Açıklamada, tüm yasaklara, baskılara ve faşist saldırılara karşın Taksim Meydanı’nda ısrar edilmesi gerektiği vurgulandı. Açıklamada devamla şu ifadelere yer verildi; “1 Mayıs, birlik-dayanışma ve mücadele günü olmanın yanı sıra, işçi sınıfının ağır can bedeli pahasına çetin mücadeleler sonunda kazandığı bir mücadele mevzisi, yarattığı devrimci bir gelenek ve burjuvaziye karşı mücadelede kullanılan etkili bir silahtır da. 1 Mayıs’ın işçi bayramı olması esasta bu özden ileri gelir.
Burjuvazi, 1 Mayıs’ın birlik-mücadele-zafer direktifi temelinde gelişen mücadeleler karşısında başvurduğu yasaklar sökmeyince, daha sinsi saldırılarla onu yozlaştırıp içini boşaltma taktiğini devreye sokmaktadır. ‘’Bahar Bayramı’’ gibi manipülasyonlarla 1 Mayıs’ın sınıfsal özünü gölgeleyip salon kutlamalarına hapsederek meydanları işçi sınıfı ve emekçi kitlelere kapatmaya çalışmaktadır. Bir taraftan meydanlar kapatılıp yasaklanırken, diğer taraftan yasallaştırma adına sınıfsal anlam ve özelliği yok edilerek burjuvaziye mal edilmek istenmektedir.

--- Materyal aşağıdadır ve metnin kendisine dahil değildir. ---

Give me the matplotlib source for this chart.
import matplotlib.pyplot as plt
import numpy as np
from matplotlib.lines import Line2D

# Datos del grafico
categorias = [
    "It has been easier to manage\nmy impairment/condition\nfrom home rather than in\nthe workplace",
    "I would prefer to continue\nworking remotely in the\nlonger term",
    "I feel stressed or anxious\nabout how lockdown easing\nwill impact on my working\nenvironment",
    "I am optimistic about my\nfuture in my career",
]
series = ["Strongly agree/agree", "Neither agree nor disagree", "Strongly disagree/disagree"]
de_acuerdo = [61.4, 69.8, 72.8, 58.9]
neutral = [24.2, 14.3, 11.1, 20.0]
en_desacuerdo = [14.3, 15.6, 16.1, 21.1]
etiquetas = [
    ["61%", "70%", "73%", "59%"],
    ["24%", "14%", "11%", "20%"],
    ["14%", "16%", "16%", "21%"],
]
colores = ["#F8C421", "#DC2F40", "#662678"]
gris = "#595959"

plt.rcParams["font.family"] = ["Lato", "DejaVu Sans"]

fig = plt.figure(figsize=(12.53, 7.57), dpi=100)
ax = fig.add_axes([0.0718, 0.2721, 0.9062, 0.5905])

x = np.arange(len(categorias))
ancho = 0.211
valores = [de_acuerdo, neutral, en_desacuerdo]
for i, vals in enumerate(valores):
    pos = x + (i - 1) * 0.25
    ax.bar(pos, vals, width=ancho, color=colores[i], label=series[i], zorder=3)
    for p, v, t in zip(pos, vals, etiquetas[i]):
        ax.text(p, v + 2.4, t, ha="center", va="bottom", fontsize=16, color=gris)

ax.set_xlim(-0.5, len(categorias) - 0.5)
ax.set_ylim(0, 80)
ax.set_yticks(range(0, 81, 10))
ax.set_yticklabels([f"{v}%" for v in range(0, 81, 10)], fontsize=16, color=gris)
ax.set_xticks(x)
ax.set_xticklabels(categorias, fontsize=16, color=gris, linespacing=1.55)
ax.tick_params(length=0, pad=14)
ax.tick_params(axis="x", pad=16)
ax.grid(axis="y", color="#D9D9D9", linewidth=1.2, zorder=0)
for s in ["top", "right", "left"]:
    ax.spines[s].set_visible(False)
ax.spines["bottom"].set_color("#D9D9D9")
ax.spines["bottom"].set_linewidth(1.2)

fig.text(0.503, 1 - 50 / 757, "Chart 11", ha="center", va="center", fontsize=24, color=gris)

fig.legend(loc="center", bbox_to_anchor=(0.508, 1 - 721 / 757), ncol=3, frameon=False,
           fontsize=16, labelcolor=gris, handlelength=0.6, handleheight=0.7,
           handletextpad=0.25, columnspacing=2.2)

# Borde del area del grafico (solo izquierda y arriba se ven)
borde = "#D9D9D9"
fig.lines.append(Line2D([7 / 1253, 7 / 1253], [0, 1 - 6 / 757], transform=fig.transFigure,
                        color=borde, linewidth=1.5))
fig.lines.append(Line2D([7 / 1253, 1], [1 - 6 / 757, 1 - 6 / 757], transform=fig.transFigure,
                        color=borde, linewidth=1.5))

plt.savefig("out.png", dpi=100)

Bütün bu saldırılara karşı, 1 Mayıs’ın işçi bayramı olarak sınıf karakterine uygun biçimde ve elbette muhtevasına uygun olarak meydanlarda kutlanarak burjuvaziye gerekli yanıt verilmelidir. Baskı, yasak ve faşist saldırılara rağmen Taksim Meydanı’nda özellikle ısrar edilmelidir. 77 1 Mayıs katliamının hesabını sorma, anılarına bağlı kalarak yaşatma, bu bilinç ve tarihi sahiplenerek devrimci değer ve gelenekleri yaşatma, kazanılmış haklardan ödün vermeme, bilakis bu mevzi ve kazanımları mücadele aracı haline getirerek ilerletme bilinciyle Taksim Meydan’ı zapt edilmelidir.”
1 Mayıs’ta örgütlü-örgütsüz tüm güçler alanlara, direnişe!
1 Mayıs’ta Taksim’in zorlanmasını ve çatışarak meydana girilmesi gerektiği vurgulanan açıklamada, saldırılara karşı çatışmanın sadece Taksim Meydanı’na sınırlanmaması gerektiği ve tüm alanların Taksim’e çevrilmesi gerektiğini belirtilerek, tüm örgütlü-örgütsüz güçler 1 Mayıs’ta alanlara ve direnişe çağrıldı.
Yapılan açıklamada son olarak şu ifadeler yer aldı; “Elbette Taksim Meydan’ı birinci öncelik, esas ve stratejik bir kutlama ve anma alanıdır. Bundan vazgeçilemez. Ancak düşmanın yoğun askeri-teknik önlem ve saldırıları objektif olarak Taksim Meydan’ına girmeyi olanaksızlaştırabilir. Tüm iradi çaba ve direnişler sonuna kadar zorlanmalı, çatışarak meydana girme denenmelidir. Ancak yasak ve saldırılara karşı çatışma ve mücadele burayla sınırlanamaz, sınırlanmamalıdır.
O halde stratejik ve somut olarak Taksim ısrarından geri adım atmamak koşuluyla, işçi sınıfının 1 Mayıs’ta ve Taksim Meydanı’nda sergilediği tarihsel ruh ve coşkusuyla alanlara çıkılmalı, ‘’her yer Taksim’’ perspektifiyle tüm sokaklar direniş barikatları ve mücadele alanlarına çevrilmelidir.
1 Mayıs’ın kızıl ruhuna sahip çıkmak ve bu ruhla burjuvaziden katliamlarının hesabını sorarak sokakları ona dar etmek militan duruşla sokakları mücadele alanına çevirmekle mümkündür.
Partimizin örgütlü-örgütsüz bütün güçleri 1 Mayıs’ta işçi ve emekçi sınıflarla meydanlara çıkıp direnişlerde yer alarak, hakim sınıflardan 1 Mayıs katliamları şahsında günümüzde gerçekleştirdikleri katliamların hesabını sorma bilinciyle hareket etmelidir.”